Entries provided
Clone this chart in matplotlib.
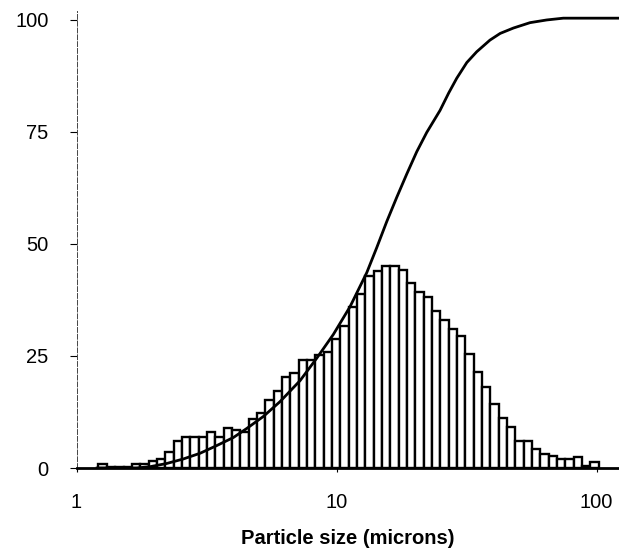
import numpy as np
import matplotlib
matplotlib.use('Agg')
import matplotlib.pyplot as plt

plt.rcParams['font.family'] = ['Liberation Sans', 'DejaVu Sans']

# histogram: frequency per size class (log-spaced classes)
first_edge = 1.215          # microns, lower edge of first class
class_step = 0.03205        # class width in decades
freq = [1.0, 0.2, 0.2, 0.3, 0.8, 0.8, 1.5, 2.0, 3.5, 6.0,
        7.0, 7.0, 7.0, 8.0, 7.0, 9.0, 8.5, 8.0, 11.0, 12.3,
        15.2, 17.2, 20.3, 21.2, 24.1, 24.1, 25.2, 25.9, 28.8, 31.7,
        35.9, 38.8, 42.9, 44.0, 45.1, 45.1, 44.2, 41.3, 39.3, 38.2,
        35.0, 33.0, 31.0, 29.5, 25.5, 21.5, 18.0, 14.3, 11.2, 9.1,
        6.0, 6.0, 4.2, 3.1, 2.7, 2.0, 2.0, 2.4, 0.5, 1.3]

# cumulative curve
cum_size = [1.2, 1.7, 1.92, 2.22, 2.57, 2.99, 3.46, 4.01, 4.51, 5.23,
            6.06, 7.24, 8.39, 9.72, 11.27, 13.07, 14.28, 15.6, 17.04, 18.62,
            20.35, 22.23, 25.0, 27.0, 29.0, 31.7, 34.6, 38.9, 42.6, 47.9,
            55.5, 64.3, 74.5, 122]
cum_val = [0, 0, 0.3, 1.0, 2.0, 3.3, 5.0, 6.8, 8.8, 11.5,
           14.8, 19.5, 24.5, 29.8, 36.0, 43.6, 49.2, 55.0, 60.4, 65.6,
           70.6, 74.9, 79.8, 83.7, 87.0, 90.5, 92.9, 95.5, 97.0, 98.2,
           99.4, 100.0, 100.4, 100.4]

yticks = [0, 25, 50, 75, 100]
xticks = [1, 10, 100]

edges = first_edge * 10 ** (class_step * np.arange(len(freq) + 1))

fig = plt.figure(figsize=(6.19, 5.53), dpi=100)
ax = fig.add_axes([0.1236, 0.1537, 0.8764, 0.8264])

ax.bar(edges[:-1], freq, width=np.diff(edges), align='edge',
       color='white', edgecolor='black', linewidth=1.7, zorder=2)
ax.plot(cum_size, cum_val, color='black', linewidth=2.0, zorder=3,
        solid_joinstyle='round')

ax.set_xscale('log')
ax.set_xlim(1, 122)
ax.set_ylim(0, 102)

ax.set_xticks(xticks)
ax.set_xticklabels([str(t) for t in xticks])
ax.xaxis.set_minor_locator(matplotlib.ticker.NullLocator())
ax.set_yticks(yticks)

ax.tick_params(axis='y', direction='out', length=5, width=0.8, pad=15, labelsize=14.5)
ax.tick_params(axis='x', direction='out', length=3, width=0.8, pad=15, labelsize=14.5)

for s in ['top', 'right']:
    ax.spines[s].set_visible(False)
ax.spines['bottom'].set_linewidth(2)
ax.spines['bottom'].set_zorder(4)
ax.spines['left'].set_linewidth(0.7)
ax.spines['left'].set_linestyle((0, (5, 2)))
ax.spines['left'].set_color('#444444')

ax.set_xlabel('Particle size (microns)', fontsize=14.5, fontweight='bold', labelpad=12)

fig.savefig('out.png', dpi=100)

* * *

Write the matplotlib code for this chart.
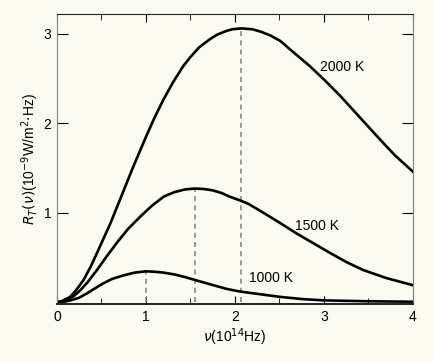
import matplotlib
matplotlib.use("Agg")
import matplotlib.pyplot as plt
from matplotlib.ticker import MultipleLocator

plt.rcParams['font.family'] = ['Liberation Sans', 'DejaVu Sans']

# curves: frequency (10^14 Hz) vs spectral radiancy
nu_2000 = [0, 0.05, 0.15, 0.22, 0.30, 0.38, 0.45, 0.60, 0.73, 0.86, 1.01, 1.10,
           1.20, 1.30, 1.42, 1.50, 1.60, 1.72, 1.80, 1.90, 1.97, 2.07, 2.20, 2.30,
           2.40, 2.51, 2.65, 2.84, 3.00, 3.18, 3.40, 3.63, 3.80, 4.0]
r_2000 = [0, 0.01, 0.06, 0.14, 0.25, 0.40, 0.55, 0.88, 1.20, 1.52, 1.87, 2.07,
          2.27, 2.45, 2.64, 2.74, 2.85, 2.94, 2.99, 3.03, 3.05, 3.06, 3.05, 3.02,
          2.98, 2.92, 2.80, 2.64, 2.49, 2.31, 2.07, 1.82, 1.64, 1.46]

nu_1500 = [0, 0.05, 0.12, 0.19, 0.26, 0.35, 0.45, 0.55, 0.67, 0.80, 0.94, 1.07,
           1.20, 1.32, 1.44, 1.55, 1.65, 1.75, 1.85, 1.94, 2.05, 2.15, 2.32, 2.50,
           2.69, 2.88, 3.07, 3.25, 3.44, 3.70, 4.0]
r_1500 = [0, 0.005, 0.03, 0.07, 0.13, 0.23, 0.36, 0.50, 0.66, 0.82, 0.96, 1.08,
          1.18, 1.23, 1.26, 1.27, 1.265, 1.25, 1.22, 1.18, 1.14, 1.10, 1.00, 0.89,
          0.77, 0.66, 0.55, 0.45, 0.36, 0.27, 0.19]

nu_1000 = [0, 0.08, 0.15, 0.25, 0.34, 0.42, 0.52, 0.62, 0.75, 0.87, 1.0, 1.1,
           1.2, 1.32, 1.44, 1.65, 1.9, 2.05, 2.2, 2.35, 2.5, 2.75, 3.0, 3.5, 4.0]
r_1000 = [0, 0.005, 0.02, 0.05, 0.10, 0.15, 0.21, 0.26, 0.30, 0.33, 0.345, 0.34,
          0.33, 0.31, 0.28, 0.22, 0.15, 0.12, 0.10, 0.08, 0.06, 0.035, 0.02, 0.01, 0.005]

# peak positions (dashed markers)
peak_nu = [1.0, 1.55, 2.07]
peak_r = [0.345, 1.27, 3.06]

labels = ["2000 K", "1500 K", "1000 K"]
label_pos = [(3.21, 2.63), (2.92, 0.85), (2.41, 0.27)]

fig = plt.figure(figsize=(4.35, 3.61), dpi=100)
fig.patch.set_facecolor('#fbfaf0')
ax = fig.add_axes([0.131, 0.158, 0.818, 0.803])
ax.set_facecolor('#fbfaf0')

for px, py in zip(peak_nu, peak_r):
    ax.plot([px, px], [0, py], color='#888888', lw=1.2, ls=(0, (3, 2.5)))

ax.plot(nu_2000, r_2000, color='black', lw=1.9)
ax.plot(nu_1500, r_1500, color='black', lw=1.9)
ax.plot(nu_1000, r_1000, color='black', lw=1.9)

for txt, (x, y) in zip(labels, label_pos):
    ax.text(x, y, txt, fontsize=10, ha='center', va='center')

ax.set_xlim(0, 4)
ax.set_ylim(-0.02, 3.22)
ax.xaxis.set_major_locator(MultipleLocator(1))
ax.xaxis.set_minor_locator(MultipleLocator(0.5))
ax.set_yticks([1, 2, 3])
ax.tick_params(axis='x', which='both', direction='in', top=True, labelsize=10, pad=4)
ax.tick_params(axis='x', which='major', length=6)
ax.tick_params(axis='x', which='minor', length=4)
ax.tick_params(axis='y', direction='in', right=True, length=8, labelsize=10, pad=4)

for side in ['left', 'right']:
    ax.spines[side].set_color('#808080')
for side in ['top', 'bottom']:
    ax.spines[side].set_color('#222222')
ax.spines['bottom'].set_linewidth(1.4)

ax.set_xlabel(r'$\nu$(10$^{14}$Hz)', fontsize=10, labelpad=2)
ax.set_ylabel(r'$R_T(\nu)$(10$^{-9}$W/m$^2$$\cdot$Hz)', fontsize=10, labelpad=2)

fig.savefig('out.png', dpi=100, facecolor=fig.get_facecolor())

Set problem
Using the entries above, write out exactly the lines from the one with "Clone this chart in matplotlib." through the one with "6.0, 6.0, 4.2, 3.1, 2.7, 2.0, 2.0, 2.4, 0.5, 1.3]", ends included. Leave out any pictures.

Full answer
Clone this chart in matplotlib.
import numpy as np
import matplotlib
matplotlib.use('Agg')
import matplotlib.pyplot as plt

plt.rcParams['font.family'] = ['Liberation Sans', 'DejaVu Sans']

# histogram: frequency per size class (log-spaced classes)
first_edge = 1.215          # microns, lower edge of first class
class_step = 0.03205        # class width in decades
freq = [1.0, 0.2, 0.2, 0.3, 0.8, 0.8, 1.5, 2.0, 3.5, 6.0,
        7.0, 7.0, 7.0, 8.0, 7.0, 9.0, 8.5, 8.0, 11.0, 12.3,
        15.2, 17.2, 20.3, 21.2, 24.1, 24.1, 25.2, 25.9, 28.8, 31.7,
        35.9, 38.8, 42.9, 44.0, 45.1, 45.1, 44.2, 41.3, 39.3, 38.2,
        35.0, 33.0, 31.0, 29.5, 25.5, 21.5, 18.0, 14.3, 11.2, 9.1,
        6.0, 6.0, 4.2, 3.1, 2.7, 2.0, 2.0, 2.4, 0.5, 1.3]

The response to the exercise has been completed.